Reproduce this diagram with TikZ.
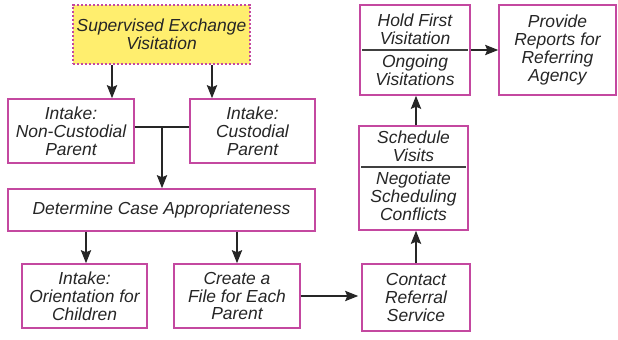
\documentclass[tikz,border=0pt]{standalone}
\usepackage{fontspec}
\setmainfont{Liberation Sans}
\usetikzlibrary{arrows.meta}
\definecolor{boxline}{RGB}{196,72,160}
\definecolor{boxfill}{RGB}{255,238,110}
\begin{document}
\begin{tikzpicture}[x=1bp,y=-1bp,
  every node/.style={font=\fontsize{17.5}{18}\selectfont\itshape, align=center, inner sep=0pt, text=black!85},
  stepbox/.style={draw=boxline, line width=1.4bp, fill=white},
  startbox/.style={draw=boxline, line width=2bp, dotted, fill=boxfill},
  flow/.style={line width=2.4bp, black!85, -{Stealth[length=13bp,width=10bp,inset=2bp]}},
  link/.style={line width=2.4bp, black!85},
  divider/.style={line width=1.2bp, black!75}]
\useasboundingbox (0,0) rectangle (618,339);

% start of the process
\node[startbox, minimum width=177bp, minimum height=59bp] (sev) at (161.5,34.5) {Supervised Exchange\\Visitation};

% intake of both parents
\node[stepbox, minimum width=126bp, minimum height=64bp] (ncp) at (71,131) {Intake:\\Non-Custodial\\Parent};
\node[stepbox, minimum width=125bp, minimum height=64bp] (cp) at (252.5,131) {Intake:\\Custodial\\Parent};

\node[stepbox, minimum width=307bp, minimum height=42bp] (det) at (161.5,210) {Determine Case Appropriateness};

\node[stepbox, minimum width=125bp, minimum height=64bp] (ori) at (84.5,296) {Intake:\\Orientation for\\Children};
\node[stepbox, minimum width=126bp, minimum height=64bp] (file) at (237,296) {Create a\\File for Each\\Parent};

\node[stepbox, minimum width=108bp, minimum height=67bp] (contact) at (416,297.5) {Contact\\Referral\\Service};

% two-part boxes
\node[stepbox, minimum width=109bp, minimum height=104bp] (sched) at (413.5,178) {};
\node (schedtop) at (413.5,146) {Schedule\\Visits};
\node (schedbot) at (413.5,196.5) {Negotiate\\Scheduling\\Conflicts};
\draw[divider] ([xshift=3bp]sched.west |- 0,167) -- ([xshift=-3bp]sched.east |- 0,167);

\node[stepbox, minimum width=110bp, minimum height=90bp] (hold) at (415,50) {};
\node (holdtop) at (415,29) {Hold First\\Visitation};
\node (holdbot) at (415,70.5) {Ongoing\\Visitations};
\draw[divider] ([xshift=3bp]hold.west) -- ([xshift=-3bp]hold.east);

\node[stepbox, minimum width=117bp, minimum height=90bp] (prov) at (557.5,50) {Provide\\Reports for\\Referring\\Agency};

% connectors
\draw[flow] (sev.south -| ncp.north) ++(41,0) coordinate (s1) -- (s1 |- ncp.north);
\draw[flow] (sev.south -| cp.north) ++(-40.5,0) coordinate (s2) -- (s2 |- cp.north);

\coordinate (junction) at (162,127);
\draw[link] (ncp.east |- junction) -- (cp.west |- junction);
\draw[flow] (junction) -- (junction |- det.north);

\draw[flow] (det.south -| ori.north) ++(1.5,0) coordinate (d1) -- (d1 |- ori.north);
\draw[flow] (det.south -| file.north) coordinate (d2) -- (d2 |- file.north);

\draw[flow, shorten >=3bp] (file.east) -- (contact.west |- file.east);
\draw[flow] (contact.north) -- (contact.north |- sched.south);
\draw[flow] (sched.north -| contact.north) -- (contact.north |- hold.south);
\draw[flow] (hold.east) -- (prov.west);
\end{tikzpicture}
\end{document}
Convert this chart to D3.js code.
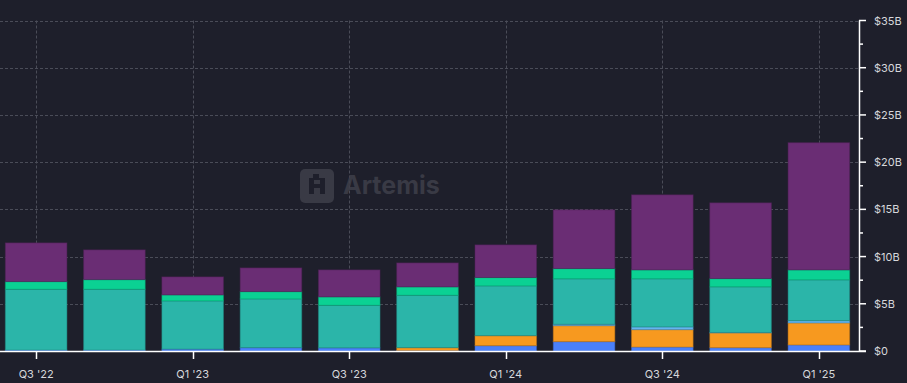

★ ★ ★ ★

▶ [REQUIREMENTS]
Make an exact copy of every entry above, minus the images.

▶ [TASK OUTPUT]
Reproduce this diagram with TikZ.
\documentclass[tikz,border=0pt]{standalone}
\usepackage{fontspec}
\setmainfont{Liberation Sans}
\usetikzlibrary{arrows.meta}
\definecolor{boxline}{RGB}{196,72,160}
\definecolor{boxfill}{RGB}{255,238,110}
\begin{document}
\begin{tikzpicture}[x=1bp,y=-1bp,
  every node/.style={font=\fontsize{17.5}{18}\selectfont\itshape, align=center, inner sep=0pt, text=black!85},
  stepbox/.style={draw=boxline, line width=1.4bp, fill=white},
  startbox/.style={draw=boxline, line width=2bp, dotted, fill=boxfill},
  flow/.style={line width=2.4bp, black!85, -{Stealth[length=13bp,width=10bp,inset=2bp]}},
  link/.style={line width=2.4bp, black!85},
  divider/.style={line width=1.2bp, black!75}]
\useasboundingbox (0,0) rectangle (618,339);

% start of the process
\node[startbox, minimum width=177bp, minimum height=59bp] (sev) at (161.5,34.5) {Supervised Exchange\\Visitation};

% intake of both parents
\node[stepbox, minimum width=126bp, minimum height=64bp] (ncp) at (71,131) {Intake:\\Non-Custodial\\Parent};
\node[stepbox, minimum width=125bp, minimum height=64bp] (cp) at (252.5,131) {Intake:\\Custodial\\Parent};

\node[stepbox, minimum width=307bp, minimum height=42bp] (det) at (161.5,210) {Determine Case Appropriateness};

\node[stepbox, minimum width=125bp, minimum height=64bp] (ori) at (84.5,296) {Intake:\\Orientation for\\Children};
\node[stepbox, minimum width=126bp, minimum height=64bp] (file) at (237,296) {Create a\\File for Each\\Parent};

\node[stepbox, minimum width=108bp, minimum height=67bp] (contact) at (416,297.5) {Contact\\Referral\\Service};

% two-part boxes
\node[stepbox, minimum width=109bp, minimum height=104bp] (sched) at (413.5,178) {};
\node (schedtop) at (413.5,146) {Schedule\\Visits};
\node (schedbot) at (413.5,196.5) {Negotiate\\Scheduling\\Conflicts};
\draw[divider] ([xshift=3bp]sched.west |- 0,167) -- ([xshift=-3bp]sched.east |- 0,167);

\node[stepbox, minimum width=110bp, minimum height=90bp] (hold) at (415,50) {};
\node (holdtop) at (415,29) {Hold First\\Visitation};
\node (holdbot) at (415,70.5) {Ongoing\\Visitations};
\draw[divider] ([xshift=3bp]hold.west) -- ([xshift=-3bp]hold.east);

\node[stepbox, minimum width=117bp, minimum height=90bp] (prov) at (557.5,50) {Provide\\Reports for\\Referring\\Agency};

% connectors
\draw[flow] (sev.south -| ncp.north) ++(41,0) coordinate (s1) -- (s1 |- ncp.north);
\draw[flow] (sev.south -| cp.north) ++(-40.5,0) coordinate (s2) -- (s2 |- cp.north);

\coordinate (junction) at (162,127);
\draw[link] (ncp.east |- junction) -- (cp.west |- junction);
\draw[flow] (junction) -- (junction |- det.north);

\draw[flow] (det.south -| ori.north) ++(1.5,0) coordinate (d1) -- (d1 |- ori.north);
\draw[flow] (det.south -| file.north) coordinate (d2) -- (d2 |- file.north);

\draw[flow, shorten >=3bp] (file.east) -- (contact.west |- file.east);
\draw[flow] (contact.north) -- (contact.north |- sched.south);
\draw[flow] (sched.north -| contact.north) -- (contact.north |- hold.south);
\draw[flow] (hold.east) -- (prov.west);
\end{tikzpicture}
\end{document}
Convert this chart to D3.js code.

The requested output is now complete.